Day 52
Ive been a bit slack on my blog lately. A combination of work ,training, football and running havent left me with much time to write anything but a general run down. I really need to take some mesurements down to see how everything is growning or decreasing.... My fitness atm is out of control! I notice it when we play football. I can run all day without even breaking a sweat. I feel physicaly very strong. My reps and sets of pullups is redic! i am feeling very tired constantly and my body is always aching but once i start training that all goes away and i can put in some serious work! Im actually very addicted to the gym. Its very hard to not go and give it my all eveyday. And if i miss a day like sundays which i have off i feel like its been forever since ive been there .... 5 weeks and 1 day to go till fight night which means 36 days to go... I'm actually starting to get a bit nervous now. i dont know why.

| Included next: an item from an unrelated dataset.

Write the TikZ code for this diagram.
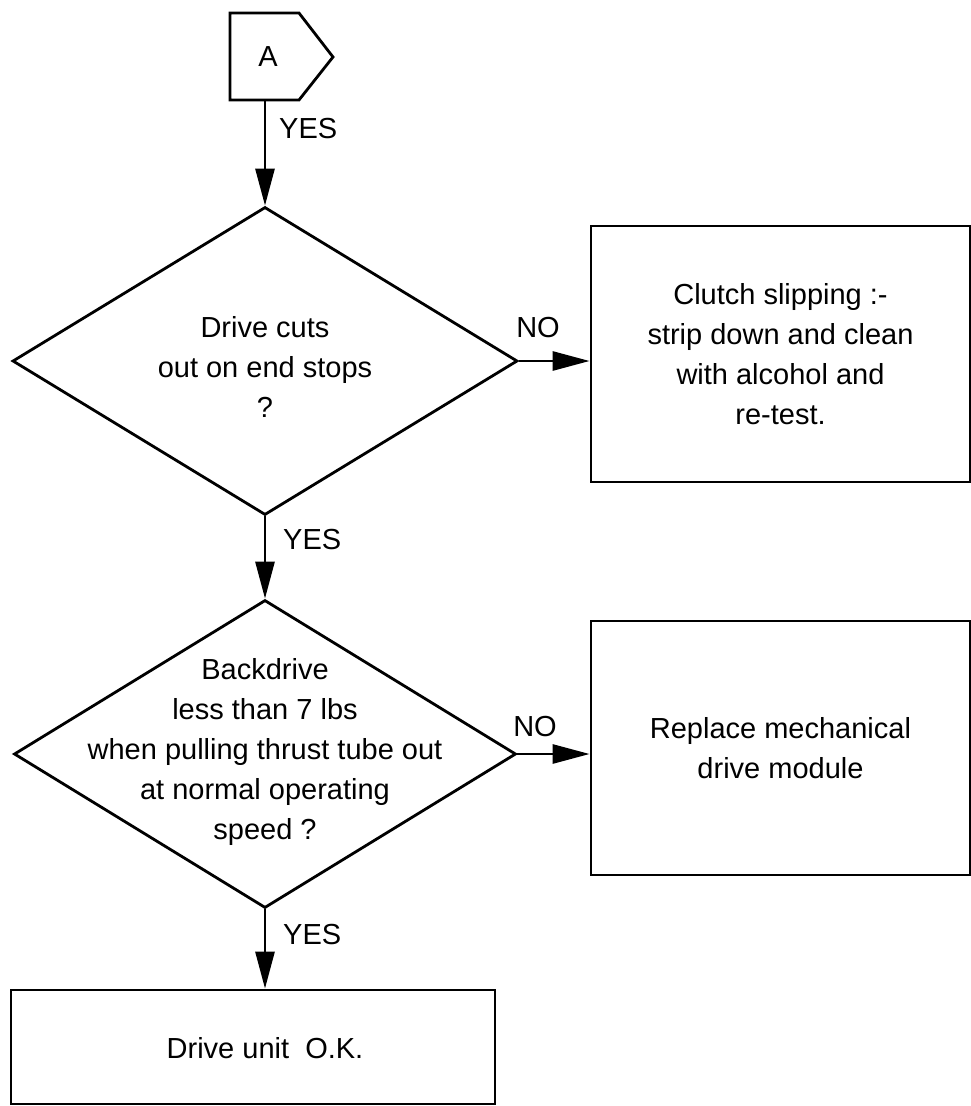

Maybe cas everybody keeps telling me i should be and everybody keeps asking me how the training is going and who im gonna fight against and am i gonna win.. Its ok i dont mind talking about it but i feel like im having the same conversation over and over again which is making me over analyze everything... i need to forget about everything and just accept that what will be will be. ive just gotta give myself the best possible platform, which to be honest im doing. (diet-good,training-good,mental approch-good) so what do i have to worry about? i cant change what a person is gonna do in thier training so why worry about it. And i am always good in big situations.. the one spot kick aside!
Today i chose my entrance music and name! Come on Rob "The Gob" Price!